» **THE REQUEST**: Print all of the lines exactly. Any picture among them stays out.

» **GIVEN MATERIAL**:
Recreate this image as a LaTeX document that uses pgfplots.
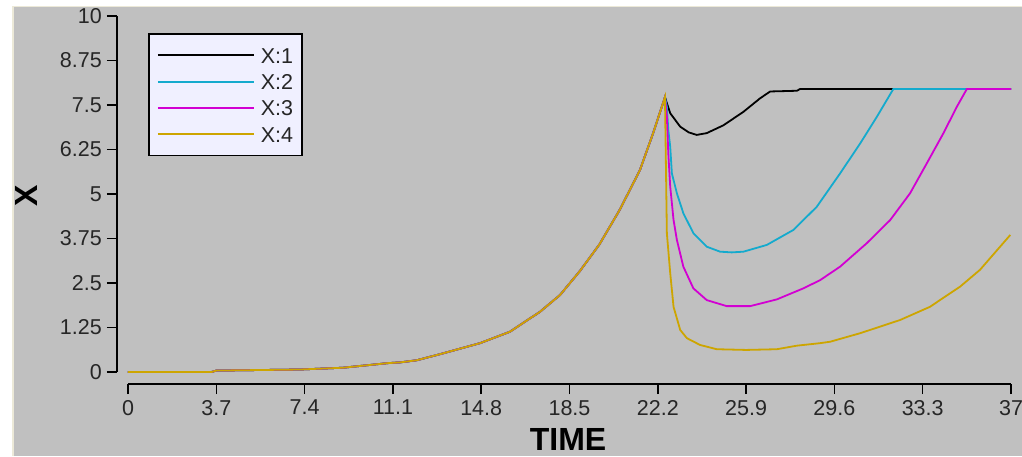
\documentclass[border=0pt]{standalone}
\usepackage{fontspec}
\setmainfont{Liberation Sans}
\usepackage{pgfplots}
\pgfplotsset{compat=1.18}
\definecolor{bggray}{RGB}{192,192,192}
\definecolor{beige}{RGB}{236,233,216}
\definecolor{legbg}{RGB}{240,240,255}
\definecolor{ccyan}{RGB}{20,170,205}
\definecolor{cmag}{RGB}{210,0,210}
\definecolor{cgold}{RGB}{205,165,0}
\newcommand{\tickfont}{\fontsize{21.5}{24}\selectfont}
\newcommand{\labfont}{\fontsize{32}{36}\selectfont\bfseries}
\begin{document}
\begin{tikzpicture}
\useasboundingbox (0,0) rectangle (1022pt,456pt);
\fill[white] (0,0) rectangle (1022pt,456pt);
\fill[bggray] (12pt,0) rectangle (1022pt,450pt);
\draw[beige, line width=1.5pt] (12.75pt,0) -- (12.75pt,449.25pt) -- (1022pt,449.25pt);
\begin{axis}[
  at={(117pt,72pt)}, anchor=south west,
  scale only axis, width=894pt, height=368pt,
  xmin=-0.46, xmax=37, ymin=-0.337, ymax=10,
  clip=false,
  axis line style={draw=none},
  tick style={black, line width=1.5pt},
  major tick length=10pt,
  tick align=outside,
  xtick pos=bottom, ytick pos=left,
  xtick={0,3.7,7.4,11.1,14.8,18.5,22.2,25.9,29.6,33.3,37},
  xticklabels={0,3.7,7.4,11.1,14.8,18.5,22.2,25.9,29.6,33.3,37},
  ytick={0,1.25,2.5,3.75,5,6.25,7.5,8.75,10},
  yticklabels={0,1.25,2.5,3.75,5,6.25,7.5,8.75,10},
  /pgf/number format/assume math mode=true,
  ticklabel style={font=\tickfont, text=black!85},
  xticklabel style={inner sep=0pt, yshift=-6pt},
  yticklabel style={inner sep=0pt, xshift=-5pt},
  xlabel={TIME}, ylabel={X},
  xlabel style={font=\labfont, at={(axis description cs:0.5045,-0.152)}, anchor=center},
  ylabel style={font=\labfont, at={(axis description cs:-0.1007,0.511)}, anchor=center, rotate=0},
  legend style={at={(axis description cs:0.0347,0.9538)}, anchor=north west,
    fill=legbg, draw=black, line width=1.5pt, font=\tickfont,
    inner xsep=8pt, inner ysep=12.5pt, /tikz/row sep=8.3pt, /tikz/column sep=5pt,
    nodes={inner sep=1pt, text height=16pt, text depth=0pt, text=black!85}},
  legend cell align=left,
  legend image code/.code={\draw[#1, line width=2pt] (0pt,0pt) -- (96pt,0pt);},
  every axis plot/.append style={line width=1.8pt},
]
\draw[black, line width=1.5pt] (axis cs:-0.46,0) -- (axis cs:-0.46,10);
\draw[black, line width=1.5pt] (axis cs:0,-0.337) -- (axis cs:37,-0.337);
\addplot[black] coordinates {
(0,0) (3.5,0) (3.7,0.04) (7.2,0.07) (9.0,0.12) (10.9,0.25) (11.4,0.27) (12.1,0.33)
(13.07,0.5) (14.75,0.81) (16.0,1.13) (17.26,1.69) (18.1,2.16) (18.94,2.84) (19.75,3.58)
(20.6,4.55) (21.45,5.67) (22.0,6.7) (22.5,7.72)
(22.72,7.27) (23.14,6.89) (23.5,6.73) (23.83,6.66) (24.25,6.71) (24.95,6.93) (25.79,7.31)
(26.49,7.69) (26.91,7.88) (28.03,7.90) (28.16,7.95) (37,7.95)};
\addlegendentry{X:1}
\addplot[ccyan] coordinates {
(0,0) (3.5,0) (3.7,0.04) (7.2,0.07) (9.0,0.12) (10.9,0.25) (11.4,0.27) (12.1,0.33)
(13.07,0.5) (14.75,0.81) (16.0,1.13) (17.26,1.69) (18.1,2.16) (18.94,2.84) (19.75,3.58)
(20.6,4.55) (21.45,5.67) (22.0,6.7) (22.5,7.72)
(22.58,7.45) (22.64,6.80) (22.72,6.33) (22.79,5.58) (23.0,5.02) (23.27,4.46) (23.69,3.90)
(24.25,3.52) (24.81,3.38) (25.3,3.36) (25.79,3.38) (26.77,3.57) (27.88,3.99) (28.86,4.64)
(29.84,5.58) (30.68,6.42) (31.38,7.17) (32.07,7.95) (37,7.95)};
\addlegendentry{X:2}
\addplot[cmag] coordinates {
(0,0) (3.5,0) (3.7,0.04) (7.2,0.07) (9.0,0.12) (10.9,0.25) (11.4,0.27) (12.1,0.33)
(13.07,0.5) (14.75,0.81) (16.0,1.13) (17.26,1.69) (18.1,2.16) (18.94,2.84) (19.75,3.58)
(20.6,4.55) (21.45,5.67) (22.0,6.7) (22.5,7.72)
(22.58,7.17) (22.64,6.14) (22.72,5.21) (22.86,4.27) (23.0,3.71) (23.27,2.96) (23.69,2.35)
(24.25,2.02) (25.09,1.85) (26.07,1.85) (27.19,2.04) (28.30,2.35) (29.0,2.58) (29.84,2.96)
(30.96,3.62) (31.94,4.27) (32.77,5.02) (33.47,5.86) (34.17,6.71) (34.73,7.45) (35.15,7.95) (37,7.95)};
\addlegendentry{X:3}
\addplot[cgold] coordinates {
(0,0) (3.5,0) (3.7,0.04) (7.2,0.07) (9.0,0.12) (10.9,0.25) (11.4,0.27) (12.1,0.33)
(13.07,0.5) (14.75,0.81) (16.0,1.13) (17.26,1.69) (18.1,2.16) (18.94,2.84) (19.75,3.58)
(20.6,4.55) (21.45,5.67) (22.0,6.7) (22.5,7.72)
(22.58,3.9) (22.72,2.78) (22.86,1.83) (23.14,1.18) (23.42,0.95) (23.97,0.76) (24.67,0.64)
(25.9,0.62) (27.19,0.64) (28.03,0.74) (29.0,0.81) (29.42,0.85) (30.68,1.09) (32.35,1.46)
(33.6,1.83) (34.87,2.40) (35.7,2.87) (36.97,3.85)};
\addlegendentry{X:4}
\end{axis}
\end{tikzpicture}
\end{document}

» **RESULT OF THIS EXERCISE**:
Recreate this image as a LaTeX document that uses pgfplots.
\documentclass[border=0pt]{standalone}
\usepackage{fontspec}
\setmainfont{Liberation Sans}
\usepackage{pgfplots}
\pgfplotsset{compat=1.18}
\definecolor{bggray}{RGB}{192,192,192}
\definecolor{beige}{RGB}{236,233,216}
\definecolor{legbg}{RGB}{240,240,255}
\definecolor{ccyan}{RGB}{20,170,205}
\definecolor{cmag}{RGB}{210,0,210}
\definecolor{cgold}{RGB}{205,165,0}
\newcommand{\tickfont}{\fontsize{21.5}{24}\selectfont}
\newcommand{\labfont}{\fontsize{32}{36}\selectfont\bfseries}
\begin{document}
\begin{tikzpicture}
\useasboundingbox (0,0) rectangle (1022pt,456pt);
\fill[white] (0,0) rectangle (1022pt,456pt);
\fill[bggray] (12pt,0) rectangle (1022pt,450pt);
\draw[beige, line width=1.5pt] (12.75pt,0) -- (12.75pt,449.25pt) -- (1022pt,449.25pt);
\begin{axis}[
  at={(117pt,72pt)}, anchor=south west,
  scale only axis, width=894pt, height=368pt,
  xmin=-0.46, xmax=37, ymin=-0.337, ymax=10,
  clip=false,
  axis line style={draw=none},
  tick style={black, line width=1.5pt},
  major tick length=10pt,
  tick align=outside,
  xtick pos=bottom, ytick pos=left,
  xtick={0,3.7,7.4,11.1,14.8,18.5,22.2,25.9,29.6,33.3,37},
  xticklabels={0,3.7,7.4,11.1,14.8,18.5,22.2,25.9,29.6,33.3,37},
  ytick={0,1.25,2.5,3.75,5,6.25,7.5,8.75,10},
  yticklabels={0,1.25,2.5,3.75,5,6.25,7.5,8.75,10},
  /pgf/number format/assume math mode=true,
  ticklabel style={font=\tickfont, text=black!85},
  xticklabel style={inner sep=0pt, yshift=-6pt},
  yticklabel style={inner sep=0pt, xshift=-5pt},
  xlabel={TIME}, ylabel={X},
  xlabel style={font=\labfont, at={(axis description cs:0.5045,-0.152)}, anchor=center},
  ylabel style={font=\labfont, at={(axis description cs:-0.1007,0.511)}, anchor=center, rotate=0},
  legend style={at={(axis description cs:0.0347,0.9538)}, anchor=north west,
    fill=legbg, draw=black, line width=1.5pt, font=\tickfont,
    inner xsep=8pt, inner ysep=12.5pt, /tikz/row sep=8.3pt, /tikz/column sep=5pt,
    nodes={inner sep=1pt, text height=16pt, text depth=0pt, text=black!85}},
  legend cell align=left,
  legend image code/.code={\draw[#1, line width=2pt] (0pt,0pt) -- (96pt,0pt);},
  every axis plot/.append style={line width=1.8pt},
]
\draw[black, line width=1.5pt] (axis cs:-0.46,0) -- (axis cs:-0.46,10);
\draw[black, line width=1.5pt] (axis cs:0,-0.337) -- (axis cs:37,-0.337);
\addplot[black] coordinates {
(0,0) (3.5,0) (3.7,0.04) (7.2,0.07) (9.0,0.12) (10.9,0.25) (11.4,0.27) (12.1,0.33)
(13.07,0.5) (14.75,0.81) (16.0,1.13) (17.26,1.69) (18.1,2.16) (18.94,2.84) (19.75,3.58)
(20.6,4.55) (21.45,5.67) (22.0,6.7) (22.5,7.72)
(22.72,7.27) (23.14,6.89) (23.5,6.73) (23.83,6.66) (24.25,6.71) (24.95,6.93) (25.79,7.31)
(26.49,7.69) (26.91,7.88) (28.03,7.90) (28.16,7.95) (37,7.95)};
\addlegendentry{X:1}
\addplot[ccyan] coordinates {
(0,0) (3.5,0) (3.7,0.04) (7.2,0.07) (9.0,0.12) (10.9,0.25) (11.4,0.27) (12.1,0.33)
(13.07,0.5) (14.75,0.81) (16.0,1.13) (17.26,1.69) (18.1,2.16) (18.94,2.84) (19.75,3.58)
(20.6,4.55) (21.45,5.67) (22.0,6.7) (22.5,7.72)
(22.58,7.45) (22.64,6.80) (22.72,6.33) (22.79,5.58) (23.0,5.02) (23.27,4.46) (23.69,3.90)
(24.25,3.52) (24.81,3.38) (25.3,3.36) (25.79,3.38) (26.77,3.57) (27.88,3.99) (28.86,4.64)
(29.84,5.58) (30.68,6.42) (31.38,7.17) (32.07,7.95) (37,7.95)};
\addlegendentry{X:2}
\addplot[cmag] coordinates {
(0,0) (3.5,0) (3.7,0.04) (7.2,0.07) (9.0,0.12) (10.9,0.25) (11.4,0.27) (12.1,0.33)
(13.07,0.5) (14.75,0.81) (16.0,1.13) (17.26,1.69) (18.1,2.16) (18.94,2.84) (19.75,3.58)
(20.6,4.55) (21.45,5.67) (22.0,6.7) (22.5,7.72)
(22.58,7.17) (22.64,6.14) (22.72,5.21) (22.86,4.27) (23.0,3.71) (23.27,2.96) (23.69,2.35)
(24.25,2.02) (25.09,1.85) (26.07,1.85) (27.19,2.04) (28.30,2.35) (29.0,2.58) (29.84,2.96)
(30.96,3.62) (31.94,4.27) (32.77,5.02) (33.47,5.86) (34.17,6.71) (34.73,7.45) (35.15,7.95) (37,7.95)};
\addlegendentry{X:3}
\addplot[cgold] coordinates {
(0,0) (3.5,0) (3.7,0.04) (7.2,0.07) (9.0,0.12) (10.9,0.25) (11.4,0.27) (12.1,0.33)
(13.07,0.5) (14.75,0.81) (16.0,1.13) (17.26,1.69) (18.1,2.16) (18.94,2.84) (19.75,3.58)
(20.6,4.55) (21.45,5.67) (22.0,6.7) (22.5,7.72)
(22.58,3.9) (22.72,2.78) (22.86,1.83) (23.14,1.18) (23.42,0.95) (23.97,0.76) (24.67,0.64)
(25.9,0.62) (27.19,0.64) (28.03,0.74) (29.0,0.81) (29.42,0.85) (30.68,1.09) (32.35,1.46)
(33.6,1.83) (34.87,2.40) (35.7,2.87) (36.97,3.85)};
\addlegendentry{X:4}
\end{axis}
\end{tikzpicture}
\end{document}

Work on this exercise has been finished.